Chris Lorenc, president and CEO of the Manitoba Heavy Construction Association, is co-chair of the task force with Colleen Sklar, executive director of the Winnipeg Metropolitan Region.
“Our industry is looking forward to sharing its experiences and innovations, including in the recycling of concrete aggregates, asphalt, shingles, water used in the production of aggregates, steel rebar and the likes,” Lorenc said. “The models we’ve read about in use in other countries, provinces and municipalities can be used to guide our best efforts here in Manitoba.
“The construction industry has been recycling select materials from road or other projects, but there are numerous materials that could be recovered and reused from broader construction activities to promote resource management and environmental stewardship.”
The task force will include participation from the City of Winnipeg, Association of Manitoba Municipalities, Winnipeg Construction Association and the Manitoba Home Builders’ Association. It has been asked to submit a report with recommendations to the Manitoba government this fall.
The group was launched because a waste diversion and recycling framework review completed in 2021 identified CRD activities create one of the largest waste streams in Manitoba.
Manitoba has one of the lowest rates of CRD material recycling.
The construction and demolition sector, in particular, is one of the largest resource consumers and waste producers in society, using up to 40 per cent of the total raw materials extracted globally and generating about 35 per cent of the world’s waste.
A 2015 study commissioned for Environment Canada estimated only 16 per cent of CRD waste was reused or recycled, while the remaining 84 per cent was disposed, mostly in landfills. But some jurisdictions have moved to adopt policies and practices for reclaiming and reusing construction and demolition waste.
A provincial spokesperson said in a statement CRD waste represents four million tonnes, or 12 per cent, of the solid waste stream in Canada.
“Reducing this waste stream extends the life of landfills, preserves finite resources, boosts the circular economy and reduces greenhouse emissions,” the spokesperson said.
According to the province, reduce, reuse, recycle and recover are key elements that underpin the transition towards a circular economy, where construction and other post-consumer waste materials are integrated back into use and production cycles.
The process leads to better preservation of natural resources, a reduction in GHG emissions, and the generation of new economic opportunities for Manitoba, the spokesperson stated.
The most prevalent types of materials that can be recycled are wood, which includes clean, engineered, treated or painted wood, asphalt roofing and drywall. Other materials include metals, plastics, concrete, asphalt paving, bricks, glass, cardboard, and certain rock, gravel and aggregates.
The ability to recycle materials varies by region and depends on a number of factors such as processing capacity, end use and market value.
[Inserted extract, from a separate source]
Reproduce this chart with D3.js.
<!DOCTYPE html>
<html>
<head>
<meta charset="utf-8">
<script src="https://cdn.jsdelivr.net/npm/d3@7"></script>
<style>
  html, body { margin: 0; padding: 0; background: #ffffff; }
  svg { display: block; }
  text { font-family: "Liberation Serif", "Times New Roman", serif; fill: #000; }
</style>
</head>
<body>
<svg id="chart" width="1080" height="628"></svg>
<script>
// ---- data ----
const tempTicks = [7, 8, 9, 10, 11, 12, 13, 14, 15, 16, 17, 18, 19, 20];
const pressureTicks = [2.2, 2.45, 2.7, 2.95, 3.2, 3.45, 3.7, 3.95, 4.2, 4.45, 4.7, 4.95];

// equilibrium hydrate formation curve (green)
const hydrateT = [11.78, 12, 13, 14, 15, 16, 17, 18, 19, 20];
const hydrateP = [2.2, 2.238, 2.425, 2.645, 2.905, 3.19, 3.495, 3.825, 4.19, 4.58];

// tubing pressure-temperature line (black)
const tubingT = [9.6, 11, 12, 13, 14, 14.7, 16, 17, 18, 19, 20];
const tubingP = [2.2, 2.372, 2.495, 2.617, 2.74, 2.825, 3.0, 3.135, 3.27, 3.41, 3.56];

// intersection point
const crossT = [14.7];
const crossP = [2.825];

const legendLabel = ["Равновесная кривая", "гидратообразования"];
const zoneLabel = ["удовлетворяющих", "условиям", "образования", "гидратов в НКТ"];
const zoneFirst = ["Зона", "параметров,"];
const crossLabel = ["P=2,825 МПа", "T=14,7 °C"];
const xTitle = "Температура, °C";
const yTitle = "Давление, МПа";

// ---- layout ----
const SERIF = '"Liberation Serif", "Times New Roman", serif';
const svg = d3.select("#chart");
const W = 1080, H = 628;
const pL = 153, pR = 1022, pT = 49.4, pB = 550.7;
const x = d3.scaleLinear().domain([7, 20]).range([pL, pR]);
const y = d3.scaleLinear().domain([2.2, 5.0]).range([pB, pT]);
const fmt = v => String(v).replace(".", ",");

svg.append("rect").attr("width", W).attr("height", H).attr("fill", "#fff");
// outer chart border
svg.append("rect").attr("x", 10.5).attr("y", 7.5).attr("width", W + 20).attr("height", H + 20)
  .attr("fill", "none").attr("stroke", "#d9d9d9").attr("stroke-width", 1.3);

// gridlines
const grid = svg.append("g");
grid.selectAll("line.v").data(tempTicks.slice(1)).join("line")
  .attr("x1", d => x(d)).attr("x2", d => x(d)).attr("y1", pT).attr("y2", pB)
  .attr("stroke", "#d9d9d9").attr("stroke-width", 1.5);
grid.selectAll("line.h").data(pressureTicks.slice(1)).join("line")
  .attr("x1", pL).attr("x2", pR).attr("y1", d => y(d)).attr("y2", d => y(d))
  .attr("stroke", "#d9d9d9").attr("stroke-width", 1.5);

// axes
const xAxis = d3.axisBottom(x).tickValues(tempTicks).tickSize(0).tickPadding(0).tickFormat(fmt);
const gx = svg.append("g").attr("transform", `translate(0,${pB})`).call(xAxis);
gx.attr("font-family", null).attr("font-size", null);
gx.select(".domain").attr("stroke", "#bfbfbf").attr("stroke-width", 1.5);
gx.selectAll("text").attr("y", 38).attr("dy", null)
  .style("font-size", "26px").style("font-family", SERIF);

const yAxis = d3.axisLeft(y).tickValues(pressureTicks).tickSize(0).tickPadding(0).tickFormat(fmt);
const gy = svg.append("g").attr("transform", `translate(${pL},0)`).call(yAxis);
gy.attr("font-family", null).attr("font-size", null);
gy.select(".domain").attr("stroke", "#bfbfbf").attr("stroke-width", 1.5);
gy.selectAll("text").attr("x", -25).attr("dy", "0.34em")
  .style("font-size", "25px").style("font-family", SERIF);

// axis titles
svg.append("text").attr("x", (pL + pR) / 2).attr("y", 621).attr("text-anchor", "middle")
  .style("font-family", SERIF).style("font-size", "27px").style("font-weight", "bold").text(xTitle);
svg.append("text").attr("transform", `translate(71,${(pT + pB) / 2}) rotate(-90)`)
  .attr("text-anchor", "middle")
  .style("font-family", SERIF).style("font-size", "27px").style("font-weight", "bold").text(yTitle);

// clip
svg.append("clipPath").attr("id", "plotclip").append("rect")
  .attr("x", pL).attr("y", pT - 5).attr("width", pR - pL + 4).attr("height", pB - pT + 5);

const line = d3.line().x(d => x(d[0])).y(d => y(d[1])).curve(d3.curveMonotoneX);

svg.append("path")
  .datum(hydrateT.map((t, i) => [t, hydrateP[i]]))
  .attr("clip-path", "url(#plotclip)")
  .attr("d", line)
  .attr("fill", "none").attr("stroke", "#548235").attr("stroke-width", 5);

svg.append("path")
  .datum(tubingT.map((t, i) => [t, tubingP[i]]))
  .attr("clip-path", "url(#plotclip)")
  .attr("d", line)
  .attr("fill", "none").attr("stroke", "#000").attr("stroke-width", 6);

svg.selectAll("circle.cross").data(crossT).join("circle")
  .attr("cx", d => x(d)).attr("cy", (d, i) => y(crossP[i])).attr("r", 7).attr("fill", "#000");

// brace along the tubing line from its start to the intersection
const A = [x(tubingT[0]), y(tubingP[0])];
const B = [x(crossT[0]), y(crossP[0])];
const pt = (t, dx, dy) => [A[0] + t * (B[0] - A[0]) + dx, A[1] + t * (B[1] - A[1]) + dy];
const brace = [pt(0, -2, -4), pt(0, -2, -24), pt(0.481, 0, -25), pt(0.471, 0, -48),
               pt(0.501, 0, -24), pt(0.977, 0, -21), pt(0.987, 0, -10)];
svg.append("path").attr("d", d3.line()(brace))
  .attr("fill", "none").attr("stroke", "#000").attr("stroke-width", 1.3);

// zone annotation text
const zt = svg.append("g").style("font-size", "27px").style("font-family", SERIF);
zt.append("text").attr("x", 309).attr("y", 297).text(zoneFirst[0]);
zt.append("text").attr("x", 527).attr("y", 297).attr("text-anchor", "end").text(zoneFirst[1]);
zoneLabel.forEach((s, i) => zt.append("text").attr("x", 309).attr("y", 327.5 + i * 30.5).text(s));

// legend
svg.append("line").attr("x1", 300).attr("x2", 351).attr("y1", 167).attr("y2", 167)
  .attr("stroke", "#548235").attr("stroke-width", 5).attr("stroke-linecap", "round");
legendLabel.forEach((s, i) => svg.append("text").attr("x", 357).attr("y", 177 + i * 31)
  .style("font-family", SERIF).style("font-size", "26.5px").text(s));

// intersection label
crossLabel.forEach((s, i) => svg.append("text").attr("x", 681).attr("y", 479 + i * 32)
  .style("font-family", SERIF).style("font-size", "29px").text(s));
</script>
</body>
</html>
The province expects a greater focus on recycling CRD waste materials will create new jobs around recycling.
“Waste diversion and recycling activities can create new green jobs,” the spokesperson said. “Exploring opportunities to increase the circular economy in Manitoba, including the creation of new green jobs, is one of the objectives of the CRD task force.”
A final report with recommendations will be provided to Environment and Climate Minister Kevin Klein once the task force completes its work.
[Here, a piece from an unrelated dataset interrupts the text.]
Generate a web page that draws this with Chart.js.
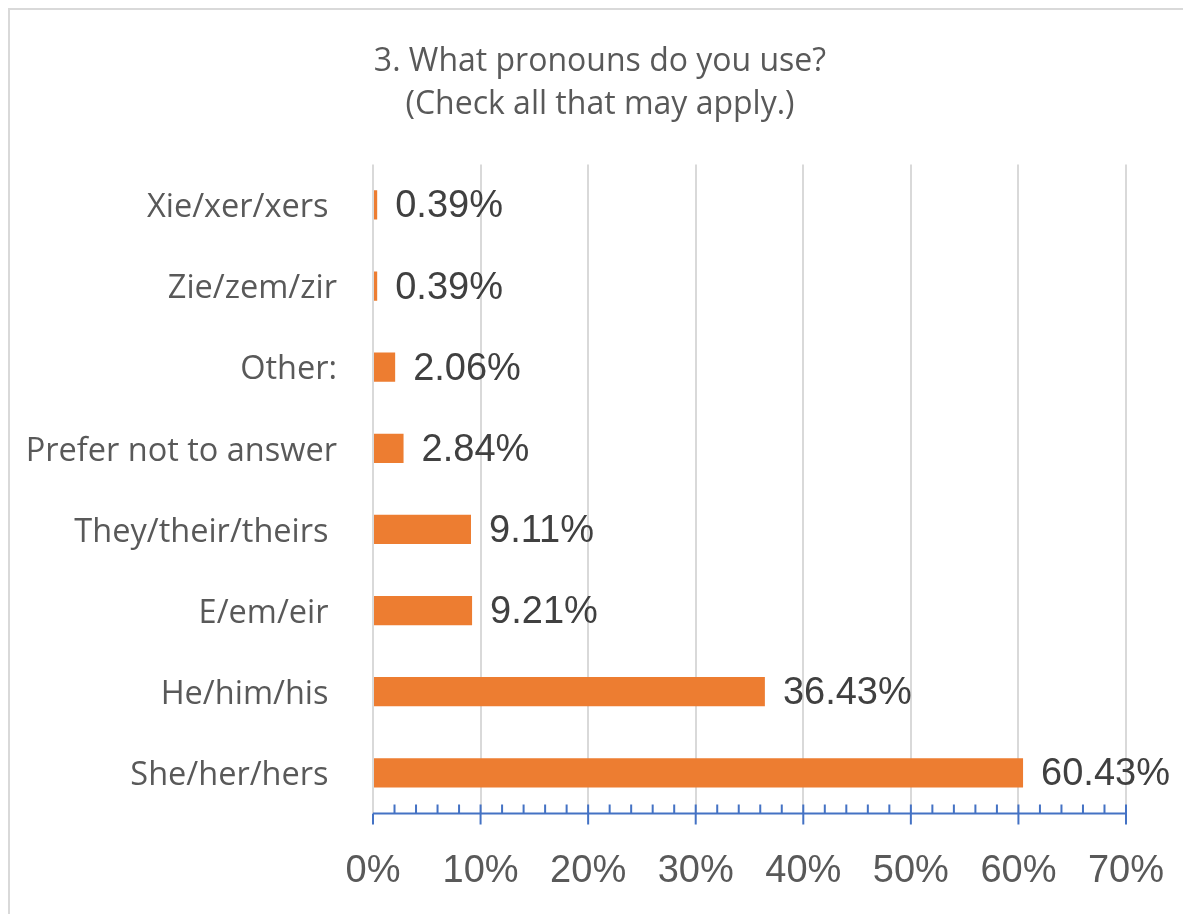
<!DOCTYPE html>
<html>
<head>
<meta charset="utf-8">
<script src="https://cdn.jsdelivr.net/npm/chart.js@4/dist/chart.umd.min.js"></script>
<style>
  html, body { margin: 0; padding: 0; background: #fff; overflow: hidden; }
  #frame { position: absolute; left: 8px; top: 8px; width: 1200px; height: 950px; border: 2px solid #d9d9d9; box-sizing: border-box; }
  #chart { position: absolute; left: 0; top: 0; }
</style>
</head>
<body>
<div id="frame"></div>
<canvas id="chart" width="1183" height="914"></canvas>
<script>
const titleLines = ['3. What pronouns do you use?', '(Check all that may apply.)']
// some of the original labels carry a trailing space
const categories = ['Xie/xer/xers ', 'Zie/zem/zir', 'Other:', 'Prefer not to answer', 'They/their/theirs ', 'E/em/eir ', 'He/him/his ', 'She/her/hers ']
const percentages = [0.39, 0.39, 2.06, 2.84, 9.11, 9.21, 36.43, 60.43]
const axisMax = 70

const orange = '#ED7D31'
const axisBlue = '#4472C4'

// value labels right of each bar
const barLabels = {
    id: 'barLabels',
    afterDatasetsDraw(chart) {
        const ctx = chart.ctx
        const meta = chart.getDatasetMeta(0)
        ctx.save()
        ctx.font = '38px "Liberation Sans", Arial, sans-serif'
        ctx.fillStyle = '#404040'
        ctx.textAlign = 'left'
        ctx.textBaseline = 'middle'
        meta.data.forEach((bar, i) => {
            ctx.fillText(percentages[i].toFixed(2) + '%', bar.x + 18, bar.y + 2)
        })
        ctx.restore()
    }
}

// blue axis line with major + minor ticks
const axisTicks = {
    id: 'axisTicks',
    afterDraw(chart) {
        const ctx = chart.ctx
        const x = chart.scales.x
        const y0 = chart.chartArea.bottom
        ctx.save()
        ctx.strokeStyle = axisBlue
        ctx.lineWidth = 2
        ctx.beginPath()
        ctx.moveTo(x.getPixelForValue(0), y0)
        ctx.lineTo(x.getPixelForValue(axisMax), y0)
        for (let v = 0; v <= axisMax; v += 2) {
            const px = x.getPixelForValue(v)
            if (v % 10 === 0) {
                ctx.moveTo(px, v === 0 ? y0 : y0 - 9)
                ctx.lineTo(px, y0 + 11)
            } else {
                ctx.moveTo(px, y0 - 9)
                ctx.lineTo(px, y0)
            }
        }
        ctx.stroke()
        ctx.restore()
    }
}

new Chart(document.getElementById('chart'), {
    type: 'bar',
    data: {
        labels: categories,
        datasets: [{
            data: percentages,
            backgroundColor: orange,
            borderWidth: 0,
            categoryPercentage: 1,
            barPercentage: 0.36
        }]
    },
    options: {
        indexAxis: 'y',
        responsive: false,
        animation: false,
        layout: { padding: { left: 17, right: 0, top: 22, bottom: 0 } },
        plugins: {
            legend: { display: false },
            tooltip: { enabled: false },
            title: {
                display: true,
                text: titleLines,
                color: '#595959',
                font: { family: '"Open Sans", sans-serif', size: 32, weight: 'normal', lineHeight: 1.35 },
                padding: { top: 18, bottom: 38 }
            }
        },
        scales: {
            x: {
                min: 0,
                max: axisMax,
                border: { display: false },
                grid: { color: '#d9d9d9', lineWidth: 2, drawTicks: false },
                ticks: {
                    stepSize: 10,
                    padding: 35,
                    color: '#595959',
                    font: { family: '"Liberation Sans", Arial, sans-serif', size: 38 },
                    callback: (v) => v + '%'
                },
                afterFit: (scale) => {
                    scale.height = 100.6
                    scale.paddingLeft = 0
                    scale.paddingRight = 0
                }
            },
            y: {
                border: { display: false },
                grid: { display: false, drawTicks: false },
                ticks: {
                    padding: 36,
                    labelOffset: 3,
                    color: '#595959',
                    font: { family: '"Open Sans", sans-serif', size: 32.5 }
                },
                afterFit: (scale) => { scale.width = 356 }
            },
            // empty right axis, only keeps room for the last value label
            yRight: {
                type: 'category',
                position: 'right',
                labels: categories,
                border: { display: false },
                grid: { display: false, drawTicks: false },
                ticks: { display: false },
                afterFit: (scale) => { scale.width = 57 }
            }
        }
    },
    plugins: [barLabels, axisTicks]
})
</script>
</body>
</html>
“Construction, renovation and demolition waste is a major contributor to our landfills, so by diverting these materials through reuse and recycling, we help address the problem while protecting our environment,” said Klein, noting diverting materials from the waste stream is a good deal for everybody.
The benefits of greater recycling of CRD waste aligns with the Winnipeg Metropolitan Region’s draft Plan 20-50, which will establish a regional approach supporting waste minimization, diversion and recycling.
“Building resiliency in our region is a key objective in Plan 20-50,” said co-chair Sklar. “This starts with improved data sharing and good working relationships across all levels of government, which ensure sound decision-making and an environment of trust.”